What this task involves:
Your copy of the material must match it exactly, except that pictures are dropped.

-- START Supplied information --

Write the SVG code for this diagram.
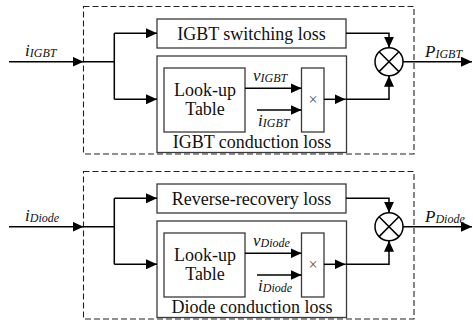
<svg xmlns="http://www.w3.org/2000/svg" width="473" height="331" viewBox="0 0 473 331">
<defs>
<style>
.dash{fill:none;stroke:#222;stroke-width:1.1;stroke-dasharray:6 3}
.box{fill:#fff;stroke:#3a3a3a;stroke-width:1.3}
.ln{fill:none;stroke:#000;stroke-width:1.5}
.ar{fill:none;stroke:#000;stroke-width:1.5;marker-end:url(#ah)}
.t{font-family:"Liberation Serif","Times New Roman",serif;font-size:18px;fill:#111}
.tc{text-anchor:middle}
.it{font-family:"Liberation Serif","Times New Roman",serif;font-style:italic;font-size:17px;fill:#111}
.sub{font-size:12px}
.mul{font-family:"Liberation Serif","Times New Roman",serif;font-size:16px;fill:#555;text-anchor:middle}
.sum{fill:#fff;stroke:#000;stroke-width:1.5}
</style>
<marker id="ah" viewBox="0 0 11 10" refX="11" refY="5" markerWidth="11" markerHeight="10" markerUnits="userSpaceOnUse" orient="auto">
<path d="M0,0 L11,5 L0,10 z" fill="#000"/>
</marker>
</defs>
<rect width="473" height="331" fill="#fff"/>

<!-- IGBT section -->
<g id="igbt-group"><rect class="dash" x="83.5" y="6.5" width="330.5" height="147.5"/></g>
<g id="igbt-switching"><rect class="box" x="157" y="19" width="189" height="29"/><text class="t tc" x="251.5" y="39.5">IGBT switching loss</text></g>
<g id="igbt-conduction"><rect class="box" x="157" y="56" width="189.5" height="96.5"/><text class="t tc" x="252" y="148">IGBT conduction loss</text></g>
<g id="igbt-lut"><rect class="box" x="164" y="68" width="81" height="64"/><text class="t tc" x="205" y="96">Look-up</text><text class="t tc" x="205" y="115">Table</text></g>
<g id="igbt-mult"><rect class="box" x="301.5" y="68" width="22.5" height="64"/><text class="mul" x="313" y="105">×</text></g>
<g id="igbt-sum"><circle class="sum" cx="389" cy="61.7" r="14"/><path class="ln" d="M379.1,51.8 L398.9,71.6 M398.9,51.8 L379.1,71.6"/></g>

<!-- Diode section -->
<g id="diode-group"><rect class="dash" x="83.5" y="171.5" width="330.5" height="147.5"/></g>
<g id="diode-reverse"><rect class="box" x="157" y="184" width="189" height="29"/><text class="t tc" x="251.5" y="204.5">Reverse-recovery loss</text></g>
<g id="diode-conduction"><rect class="box" x="157" y="221" width="189.5" height="96.5"/><text class="t tc" x="252" y="313">Diode conduction loss</text></g>
<g id="diode-lut"><rect class="box" x="164" y="233" width="81" height="64"/><text class="t tc" x="205" y="261">Look-up</text><text class="t tc" x="205" y="280">Table</text></g>
<g id="diode-mult"><rect class="box" x="301.5" y="233" width="22.5" height="64"/><text class="mul" x="313" y="270">×</text></g>
<g id="diode-sum"><circle class="sum" cx="389" cy="226.7" r="14"/><path class="ln" d="M379.1,216.8 L398.9,236.6 M398.9,216.8 L379.1,236.6"/></g>

<g id="connectors">
<!-- IGBT -->
<path class="ar" d="M9,61.7 H83.5"/>
<path class="ln" d="M83.5,61.7 H114.3 M114.3,33.3 V99.3"/>
<path class="ar" d="M114.3,33.3 H157"/>
<path class="ar" d="M114.3,99.3 H157"/>
<path class="ar" d="M245,88.3 H301.5"/>
<path class="ar" d="M257,110 H301.5"/>
<path class="ar" d="M324,99.3 H345.5"/>
<path class="ar" d="M345.5,99.3 H389 V75.7"/>
<path class="ar" d="M346,33.3 H389 V47.7"/>
<path class="ar" d="M403,61.7 H472"/>
<!-- Diode -->
<path class="ar" d="M9,226.7 H83.5"/>
<path class="ln" d="M83.5,226.7 H114.3 M114.3,198.3 V264.3"/>
<path class="ar" d="M114.3,198.3 H157"/>
<path class="ar" d="M114.3,264.3 H157"/>
<path class="ar" d="M245,253.3 H301.5"/>
<path class="ar" d="M257,275 H301.5"/>
<path class="ar" d="M324,264.3 H345.5"/>
<path class="ar" d="M345.5,264.3 H389 V240.7"/>
<path class="ar" d="M346,198.3 H389 V212.7"/>
<path class="ar" d="M403,226.7 H472"/>
</g>

<g id="labels">
<text class="it" x="25" y="56">i<tspan class="sub" dy="1">IGBT</tspan></text>
<text class="it" x="253" y="81">v<tspan class="sub" dy="1">IGBT</tspan></text>
<text class="it" x="258" y="126">i<tspan class="sub" dy="1">IGBT</tspan></text>
<text class="it" x="425" y="57">P<tspan class="sub" dy="1">IGBT</tspan></text>
<text class="it" x="25" y="221">i<tspan class="sub" dy="1">Diode</tspan></text>
<text class="it" x="253" y="246">v<tspan class="sub" dy="1">Diode</tspan></text>
<text class="it" x="258" y="291">i<tspan class="sub" dy="1">Diode</tspan></text>
<text class="it" x="425" y="222">P<tspan class="sub" dy="1">Diode</tspan></text>
</g>
</svg>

-- END Supplied information --

Written answer:
Write the SVG code for this diagram.
<svg xmlns="http://www.w3.org/2000/svg" width="473" height="331" viewBox="0 0 473 331">
<defs>
<style>
.dash{fill:none;stroke:#222;stroke-width:1.1;stroke-dasharray:6 3}
.box{fill:#fff;stroke:#3a3a3a;stroke-width:1.3}
.ln{fill:none;stroke:#000;stroke-width:1.5}
.ar{fill:none;stroke:#000;stroke-width:1.5;marker-end:url(#ah)}
.t{font-family:"Liberation Serif","Times New Roman",serif;font-size:18px;fill:#111}
.tc{text-anchor:middle}
.it{font-family:"Liberation Serif","Times New Roman",serif;font-style:italic;font-size:17px;fill:#111}
.sub{font-size:12px}
.mul{font-family:"Liberation Serif","Times New Roman",serif;font-size:16px;fill:#555;text-anchor:middle}
.sum{fill:#fff;stroke:#000;stroke-width:1.5}
</style>
<marker id="ah" viewBox="0 0 11 10" refX="11" refY="5" markerWidth="11" markerHeight="10" markerUnits="userSpaceOnUse" orient="auto">
<path d="M0,0 L11,5 L0,10 z" fill="#000"/>
</marker>
</defs>
<rect width="473" height="331" fill="#fff"/>

<!-- IGBT section -->
<g id="igbt-group"><rect class="dash" x="83.5" y="6.5" width="330.5" height="147.5"/></g>
<g id="igbt-switching"><rect class="box" x="157" y="19" width="189" height="29"/><text class="t tc" x="251.5" y="39.5">IGBT switching loss</text></g>
<g id="igbt-conduction"><rect class="box" x="157" y="56" width="189.5" height="96.5"/><text class="t tc" x="252" y="148">IGBT conduction loss</text></g>
<g id="igbt-lut"><rect class="box" x="164" y="68" width="81" height="64"/><text class="t tc" x="205" y="96">Look-up</text><text class="t tc" x="205" y="115">Table</text></g>
<g id="igbt-mult"><rect class="box" x="301.5" y="68" width="22.5" height="64"/><text class="mul" x="313" y="105">×</text></g>
<g id="igbt-sum"><circle class="sum" cx="389" cy="61.7" r="14"/><path class="ln" d="M379.1,51.8 L398.9,71.6 M398.9,51.8 L379.1,71.6"/></g>

<!-- Diode section -->
<g id="diode-group"><rect class="dash" x="83.5" y="171.5" width="330.5" height="147.5"/></g>
<g id="diode-reverse"><rect class="box" x="157" y="184" width="189" height="29"/><text class="t tc" x="251.5" y="204.5">Reverse-recovery loss</text></g>
<g id="diode-conduction"><rect class="box" x="157" y="221" width="189.5" height="96.5"/><text class="t tc" x="252" y="313">Diode conduction loss</text></g>
<g id="diode-lut"><rect class="box" x="164" y="233" width="81" height="64"/><text class="t tc" x="205" y="261">Look-up</text><text class="t tc" x="205" y="280">Table</text></g>
<g id="diode-mult"><rect class="box" x="301.5" y="233" width="22.5" height="64"/><text class="mul" x="313" y="270">×</text></g>
<g id="diode-sum"><circle class="sum" cx="389" cy="226.7" r="14"/><path class="ln" d="M379.1,216.8 L398.9,236.6 M398.9,216.8 L379.1,236.6"/></g>

<g id="connectors">
<!-- IGBT -->
<path class="ar" d="M9,61.7 H83.5"/>
<path class="ln" d="M83.5,61.7 H114.3 M114.3,33.3 V99.3"/>
<path class="ar" d="M114.3,33.3 H157"/>
<path class="ar" d="M114.3,99.3 H157"/>
<path class="ar" d="M245,88.3 H301.5"/>
<path class="ar" d="M257,110 H301.5"/>
<path class="ar" d="M324,99.3 H345.5"/>
<path class="ar" d="M345.5,99.3 H389 V75.7"/>
<path class="ar" d="M346,33.3 H389 V47.7"/>
<path class="ar" d="M403,61.7 H472"/>
<!-- Diode -->
<path class="ar" d="M9,226.7 H83.5"/>
<path class="ln" d="M83.5,226.7 H114.3 M114.3,198.3 V264.3"/>
<path class="ar" d="M114.3,198.3 H157"/>
<path class="ar" d="M114.3,264.3 H157"/>
<path class="ar" d="M245,253.3 H301.5"/>
<path class="ar" d="M257,275 H301.5"/>
<path class="ar" d="M324,264.3 H345.5"/>
<path class="ar" d="M345.5,264.3 H389 V240.7"/>
<path class="ar" d="M346,198.3 H389 V212.7"/>
<path class="ar" d="M403,226.7 H472"/>
</g>

<g id="labels">
<text class="it" x="25" y="56">i<tspan class="sub" dy="1">IGBT</tspan></text>
<text class="it" x="253" y="81">v<tspan class="sub" dy="1">IGBT</tspan></text>
<text class="it" x="258" y="126">i<tspan class="sub" dy="1">IGBT</tspan></text>
<text class="it" x="425" y="57">P<tspan class="sub" dy="1">IGBT</tspan></text>
<text class="it" x="25" y="221">i<tspan class="sub" dy="1">Diode</tspan></text>
<text class="it" x="253" y="246">v<tspan class="sub" dy="1">Diode</tspan></text>
<text class="it" x="258" y="291">i<tspan class="sub" dy="1">Diode</tspan></text>
<text class="it" x="425" y="222">P<tspan class="sub" dy="1">Diode</tspan></text>
</g>
</svg>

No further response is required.